Once dyed, the threads are aligned with precision on the loom. As the fabric is woven, the pre-dyed designs emerge like magic—each line slightly blurred, giving Ikat its signature look.
Colors, Motifs, and Symbolism
Ikat patterns are rich with geometric designs, floral motifs, and symbolic elements representing nature, spirituality, and culture.
Common motifs include diamonds, waves, parrots, elephants, and temple borders. The color palette varies by region—bright reds and indigos in Gujarat, earthy hues in Odisha, and vibrant yellows and blues in Pochampally.
Each piece of Ikat carries the essence of its land and people—woven with patience, rhythm, and faith.
Sustainability and Slow Fashion
Ikat weaving is a perfect example of slow and sustainable fashion. It uses natural dyes, organic cottons, and hand looms, minimizing waste and promoting eco-friendly production. The process is labor-intensive and time-consuming, making every piece unique and long-lasting—a sharp contrast to mass-produced textiles.
Ikat in Modern Fashion
From traditional sarees and dupattas to modern dresses, scarves, and upholstery—Ikat has evolved beautifully with time. Designers in India and abroad are embracing its timeless patterns to create fusion wear, streetwear, and even high-fashion collections.
The global appeal of Ikat lies in its organic imperfections—those soft edges and blurred lines that remind us that true beauty is handmade, not machine-made.
Preserving the Heritage
In India, Ikat weaving is still practiced by skilled artisan communities who pass their knowledge down through generations. Villages like Pochampally, Nuapatna, and Patan remain living museums of this art. Supporting these artisans not only sustains their livelihoods but also helps preserve a centuries-old cultural legacy.

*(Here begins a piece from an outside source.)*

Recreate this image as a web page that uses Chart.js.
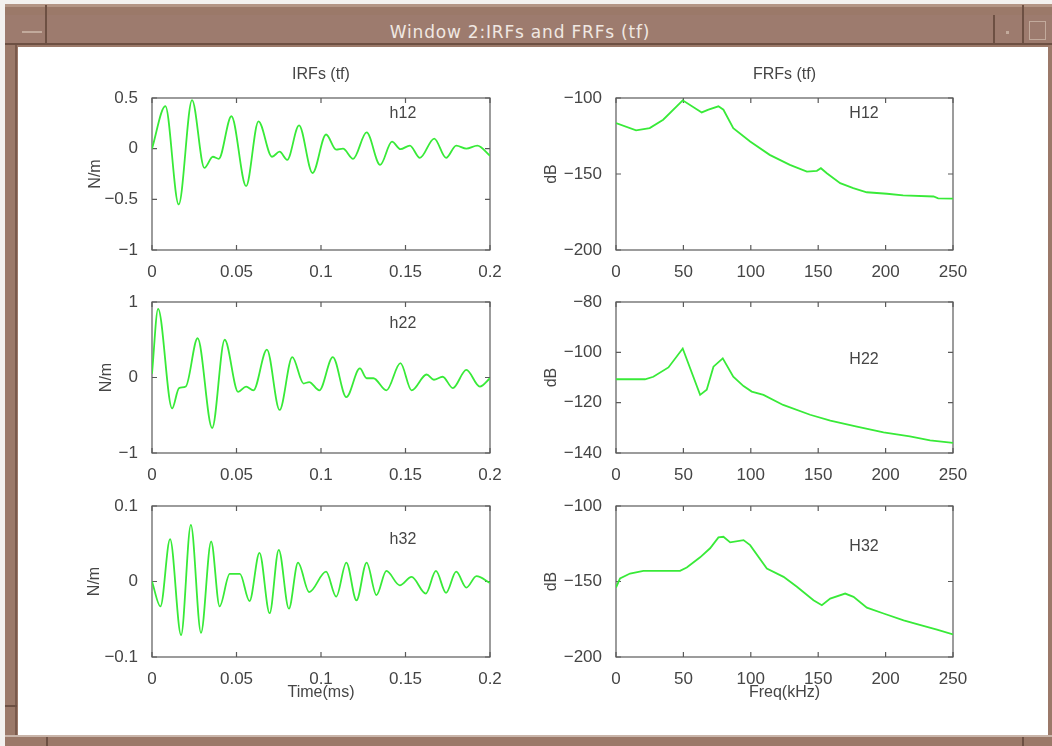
<!DOCTYPE html>
<html>
<head>
<meta charset="utf-8">
<script src="https://cdn.jsdelivr.net/npm/chart.js@4.4.1/dist/chart.umd.min.js"></script>
<style>
  body { margin: 0; width: 1052px; height: 746px; position: relative; overflow: hidden; background: #f3f1ef; }
  .abs { position: absolute; }
  #frame { left: 5px; top: 4px; width: 1047px; height: 742px; background: #9b7969; }
  #topEdge { left: 5px; top: 4px; width: 1047px; height: 3px; background: #b39585; }
  #titlebar { left: 5px; top: 15px; width: 1047px; height: 28px; background: #9d7b6e; }
  #titleLine { left: 5px; top: 43px; width: 1047px; height: 2px; background: #6d5043; }
  #title { left: 5px; top: 18px; width: 1030px; height: 28px; text-align: center;
           font: 17px "DejaVu Sans", sans-serif; line-height: 28px; letter-spacing: 0.8px; color: #f0e8e2; }
  #client { left: 18px; top: 47px; width: 1030px; height: 688px; background: #fff; }
  #botEdge { left: 5px; top: 735px; width: 1047px; height: 2px; background: #c9b5aa; }
  .vsep { width: 2px; background: #6d5043; }
  #btnDash { left: 22px; top: 31px; width: 20px; height: 2px; background: #c2aa9c; }
  #btnDot { left: 1006px; top: 31px; width: 3px; height: 3px; background: #c2aa9c; }
  #btnBox { left: 1029px; top: 21px; width: 15px; height: 17px; border: 1px solid #c2aa9c; }
  canvas { position: absolute; }
</style>
</head>
<body>
<div id="frame" class="abs"></div>
<div id="topEdge" class="abs"></div>
<div id="titlebar" class="abs"></div>
<div id="titleLine" class="abs"></div>
<div class="abs vsep" style="left:15px;top:45px;height:692px;background:#7a5a4c"></div>
<div class="abs vsep" style="left:45px;top:5px;height:38px"></div>
<div class="abs vsep" style="left:993px;top:15px;height:28px"></div>
<div class="abs vsep" style="left:1022px;top:5px;height:38px"></div>
<div class="abs vsep" style="left:46px;top:737px;height:9px"></div>
<div class="abs vsep" style="left:1022px;top:737px;height:9px"></div>
<div class="abs" style="left:5px;top:705px;width:12px;height:2px;background:#6d5043"></div>
<div id="btnDash" class="abs"></div>
<div id="btnDot" class="abs"></div>
<div id="btnBox" class="abs"></div>
<div id="title" class="abs">Window 2:IRFs and FRFs (tf)</div>
<div id="client" class="abs"></div>
<div id="botEdge" class="abs"></div>

<canvas id="c11"></canvas>
<canvas id="c12"></canvas>
<canvas id="c21"></canvas>
<canvas id="c22"></canvas>
<canvas id="c31"></canvas>
<canvas id="c32"></canvas>

<script>
// ---- data ----
const timeTicks = [0, 0.05, 0.1, 0.15, 0.2]
const timeTickLabels = ['0', '0.05', '0.1', '0.15', '0.2']
const freqTicks = [0, 50, 100, 150, 200, 250]
const freqTickLabels = ['0', '50', '100', '150', '200', '250']

const h12Ticks = [-1, -0.5, 0, 0.5]
const h12TickLabels = ['\u22121', '\u22120.5', '0', '0.5']
const h22Ticks = [-1, 0, 1]
const h22TickLabels = ['\u22121', '0', '1']
const h32Ticks = [-0.1, 0, 0.1]
const h32TickLabels = ['\u22120.1', '0', '0.1']
const H12Ticks = [-200, -150, -100]
const H12TickLabels = ['\u2212200', '\u2212150', '\u2212100']
const H22Ticks = [-140, -120, -100, -80]
const H22TickLabels = ['\u2212140', '\u2212120', '\u2212100', '\u221280']
const H32Ticks = [-200, -150, -100]
const H32TickLabels = ['\u2212200', '\u2212150', '\u2212100']

// impulse responses (time in ms)
const h12Time = [0, 0.0079, 0.0158, 0.0237, 0.031, 0.036, 0.0395, 0.047, 0.0557, 0.063, 0.071, 0.0755, 0.08, 0.087, 0.095, 0.103, 0.109, 0.113, 0.119, 0.127, 0.135, 0.142, 0.147, 0.1526, 0.1585, 0.167, 0.174, 0.18, 0.186, 0.1925, 0.2]
const h12Vals = [0, 0.42, -0.55, 0.48, -0.19, -0.08, -0.1, 0.32, -0.37, 0.27, -0.08, -0.03, -0.11, 0.23, -0.24, 0.14, -0.01, 0.0, -0.1, 0.16, -0.16, 0.07, -0.005, 0.03, -0.09, 0.1, -0.09, 0.03, 0, 0.03, -0.07]

const h22Time = [0, 0.0036, 0.0119, 0.016, 0.02, 0.027, 0.0356, 0.043, 0.051, 0.0557, 0.06, 0.068, 0.0755, 0.083, 0.0897, 0.093, 0.099, 0.107, 0.115, 0.123, 0.127, 0.131, 0.1387, 0.147, 0.1536, 0.1625, 0.1668, 0.172, 0.178, 0.186, 0.194, 0.2]
const h22Vals = [0.05, 0.91, -0.41, -0.14, -0.12, 0.52, -0.67, 0.5, -0.19, -0.12, -0.17, 0.37, -0.43, 0.27, -0.08, -0.06, -0.17, 0.27, -0.26, 0.12, -0.01, -0.01, -0.17, 0.19, -0.17, 0.04, -0.03, 0.01, -0.14, 0.1, -0.12, -0.01]

const h32Time = [0, 0.005, 0.0107, 0.0172, 0.023, 0.029, 0.035, 0.04, 0.046, 0.052, 0.0577, 0.0636, 0.0696, 0.075, 0.081, 0.0864, 0.093, 0.103, 0.109, 0.115, 0.121, 0.127, 0.1328, 0.1387, 0.1466, 0.1536, 0.162, 0.168, 0.174, 0.18, 0.186, 0.192, 0.2]
const h32Vals = [0, -0.033, 0.056, -0.071, 0.075, -0.068, 0.053, -0.033, 0.01, 0.01, -0.026, 0.038, -0.042, 0.042, -0.036, 0.025, -0.014, 0.013, -0.02, 0.025, -0.025, 0.025, -0.018, 0.014, -0.005, 0.006, -0.016, 0.014, -0.015, 0.013, -0.008, 0.007, -0.002]

// frequency responses (kHz, dB)
const H12Freq = [0, 14.9, 25, 35, 49.5, 63.6, 68.6, 76, 79.7, 87, 99.5, 114, 129, 141.6, 149, 152, 156.4, 166.3, 176, 186, 201, 213, 235.6, 239, 250]
const H12Vals = [-116.5, -121.3, -119.8, -114.3, -101.5, -109.5, -107.7, -105.5, -107.7, -119.8, -128.6, -137.4, -144, -148.4, -147.9, -146.2, -149.5, -156, -159.3, -162, -163, -164, -164.8, -166, -166.2]

const H22Freq = [0, 21.5, 27.7, 38.9, 49.5, 62.4, 67.3, 72.3, 79.2, 87, 94.6, 100.7, 109.4, 124, 144, 159, 178.7, 198.5, 218, 233, 250]
const H22Vals = [-110.7, -110.7, -109.7, -106, -98.5, -116.9, -114.9, -105.7, -102.4, -109.7, -113.4, -115.6, -116.9, -120.9, -124.8, -127.1, -129.5, -131.8, -133.4, -135, -136]

const H32Freq = [0, 3, 10.4, 20.3, 47.5, 52.5, 62.4, 69.8, 76, 79.7, 84.7, 94.6, 99.5, 111.9, 124.3, 134.2, 146.5, 152.7, 158.9, 170, 176.2, 186.1, 198.5, 213.4, 223.3, 238.1, 250]
const H32Vals = [-154, -148, -144.7, -142.9, -142.9, -140.7, -134, -128, -120.8, -120.4, -124.1, -122.6, -125.9, -141.4, -146.9, -153.5, -162.4, -165.7, -161.3, -158, -160.2, -167.3, -171.2, -175.7, -178.3, -181.9, -185]

// ---- drawing ----
const FONT = '"Liberation Sans", Arial, sans-serif'
const TEXT = '#454545'
const GREEN = '#38ea38'

// MATLAB-ish axes box: frame + inward ticks on all sides, plus the curve label
const boxPlugin = {
  id: 'matlabBox',
  beforeDatasetsDraw(chart) {
    const { ctx, chartArea: a, scales: { x, y } } = chart
    ctx.save()
    ctx.strokeStyle = '#5a5a5a'
    ctx.lineWidth = 1.2
    ctx.strokeRect(a.left, a.top, a.right - a.left, a.bottom - a.top)
    ctx.beginPath()
    x.ticks.forEach(t => {
      const px = x.getPixelForValue(t.value)
      ctx.moveTo(px, a.top); ctx.lineTo(px, a.top + 5)
      ctx.moveTo(px, a.bottom); ctx.lineTo(px, a.bottom - 5)
    })
    y.ticks.forEach(t => {
      const py = y.getPixelForValue(t.value)
      ctx.moveTo(a.left, py); ctx.lineTo(a.left + 5, py)
      ctx.moveTo(a.right, py); ctx.lineTo(a.right - 5, py)
    })
    ctx.stroke()
    ctx.restore()
  },
  afterDraw(chart, args, opts) {
    if (!opts.text) return
    const { ctx, scales: { x, y } } = chart
    ctx.save()
    ctx.font = '16px ' + FONT
    ctx.fillStyle = TEXT
    ctx.textAlign = 'center'
    ctx.textBaseline = 'middle'
    ctx.fillText(opts.text, x.getPixelForValue(opts.x), y.getPixelForValue(opts.y))
    ctx.restore()
  }
}

function fixedTicks(values, labels) {
  return {
    afterBuildTicks: s => { s.ticks = values.map(v => ({ value: v })) },
    ticks: {
      color: TEXT,
      font: { family: FONT, size: 17 },
      callback: (v) => labels[values.indexOf(v)] ?? '',
      autoSkip: false,
      maxRotation: 0
    }
  }
}

function makePlot(id, g, xs, ys, opt) {
  const canvas = document.getElementById(id)
  const w = g.yW + g.plotW + 22
  const topBlock = g.title ? 43 : 15
  const h = topBlock + g.plotH + g.xH
  canvas.width = w
  canvas.height = h
  canvas.style.left = (g.plotLeft - g.yW) + 'px'
  canvas.style.top = (g.plotTop - topBlock) + 'px'

  const xt = fixedTicks(opt.xTicks, opt.xLabels)
  const yt = fixedTicks(opt.yTicks, opt.yLabels)

  new Chart(canvas.getContext('2d'), {
    type: 'line',
    data: {
      datasets: [{
        data: xs.map((v, i) => ({ x: v, y: ys[i] })),
        borderColor: GREEN,
        borderWidth: 1.8,
        pointRadius: 0,
        fill: false,
        tension: opt.smooth ? 0.4 : 0,
        cubicInterpolationMode: opt.smooth ? 'monotone' : 'default'
      }]
    },
    options: {
      responsive: false,
      animation: false,
      layout: { padding: { top: g.title ? 0 : 15, left: 0, right: 22, bottom: 0 } },
      plugins: {
        legend: { display: false },
        tooltip: { enabled: false },
        title: {
          display: !!g.title,
          text: g.title || '',
          fullSize: false,
          color: TEXT,
          font: { family: FONT, size: 16, weight: 'normal', lineHeight: 1.2 },
          padding: { top: 10.4, bottom: 13.4 }
        },
        matlabBox: opt.label
      },
      scales: {
        x: {
          type: 'linear',
          min: opt.xTicks[0],
          max: opt.xTicks[opt.xTicks.length - 1],
          grid: { display: false },
          border: { display: false },
          afterBuildTicks: xt.afterBuildTicks,
          afterFit: s => { s.height = g.xH; s.paddingLeft = 0; s.paddingRight = 0 },
          ticks: Object.assign({}, xt.ticks, { padding: 4 }),
          title: {
            display: !!opt.xTitle,
            text: opt.xTitle || '',
            color: TEXT,
            font: { family: FONT, size: 16, lineHeight: 1.2 },
            padding: { top: 0, bottom: 4.4 }
          }
        },
        y: {
          type: 'linear',
          min: opt.yTicks[0],
          max: opt.yTicks[opt.yTicks.length - 1],
          grid: { display: false },
          border: { display: false },
          afterBuildTicks: yt.afterBuildTicks,
          afterFit: s => { s.width = g.yW; s.paddingTop = 0; s.paddingBottom = 0 },
          ticks: Object.assign({}, yt.ticks, { padding: 6 }),
          title: {
            display: true,
            text: opt.yTitle,
            color: TEXT,
            font: { family: FONT, size: 16, lineHeight: 1.2 },
            padding: { top: opt.yTitlePad, bottom: 0 }
          }
        }
      }
    },
    plugins: [boxPlugin]
  })
}

const leftCol = { plotLeft: 152, plotW: 338, yW: 75 }
const rightCol = { plotLeft: 616, plotW: 337, yW: 75 }
const row1 = { plotTop: 98, plotH: 152, xH: 30 }
const row2 = { plotTop: 302, plotH: 151, xH: 30 }
const row3 = { plotTop: 506, plotH: 151, xH: 50 }

makePlot('c11', { ...leftCol, ...row1, title: 'IRFs (tf)' }, h12Time, h12Vals, {
  smooth: true, xTicks: timeTicks, xLabels: timeTickLabels, yTicks: h12Ticks, yLabels: h12TickLabels,
  yTitle: 'N/m', yTitlePad: 9.4, label: { text: 'h12', x: 0.1485, y: 0.35 }
})
makePlot('c12', { ...rightCol, ...row1, title: 'FRFs (tf)' }, H12Freq, H12Vals, {
  smooth: false, xTicks: freqTicks, xLabels: freqTickLabels, yTicks: H12Ticks, yLabels: H12TickLabels,
  yTitle: 'dB', yTitlePad: 1.4, label: { text: 'H12', x: 184, y: -110 }
})
makePlot('c21', { ...leftCol, ...row2 }, h22Time, h22Vals, {
  smooth: true, xTicks: timeTicks, xLabels: timeTickLabels, yTicks: h22Ticks, yLabels: h22TickLabels,
  yTitle: 'N/m', yTitlePad: 20.4, label: { text: 'h22', x: 0.1485, y: 0.72 }
})
makePlot('c22', { ...rightCol, ...row2 }, H22Freq, H22Vals, {
  smooth: false, xTicks: freqTicks, xLabels: freqTickLabels, yTicks: H22Ticks, yLabels: H22TickLabels,
  yTitle: 'dB', yTitlePad: 1.4, label: { text: 'H22', x: 184, y: -103 }
})
makePlot('c31', { ...leftCol, ...row3 }, h32Time, h32Vals, {
  smooth: true, xTicks: timeTicks, xLabels: timeTickLabels, yTicks: h32Ticks, yLabels: h32TickLabels,
  yTitle: 'N/m', yTitlePad: 8.4, xTitle: 'Time(ms)', label: { text: 'h32', x: 0.1485, y: 0.056 }
})
makePlot('c32', { ...rightCol, ...row3 }, H32Freq, H32Vals, {
  smooth: false, xTicks: freqTicks, xLabels: freqTickLabels, yTicks: H32Ticks, yLabels: H32TickLabels,
  yTitle: 'dB', yTitlePad: 1.4, xTitle: 'Freq(kHz)', label: { text: 'H32', x: 184, y: -127 }
})
</script>
</body>
</html>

Ikat is more than fabric—it is woven poetry, a dance of color, craft, and creativity. Each thread is dyed with intention, each weave tells a story of tradition meeting innovation.
In every Ikat creation, we find the perfect balance between discipline and imagination, proving that handmade art will always remain timeless.
Ikat isn’t just worn—it’s experienced, cherished, and passed on like a story written in threads.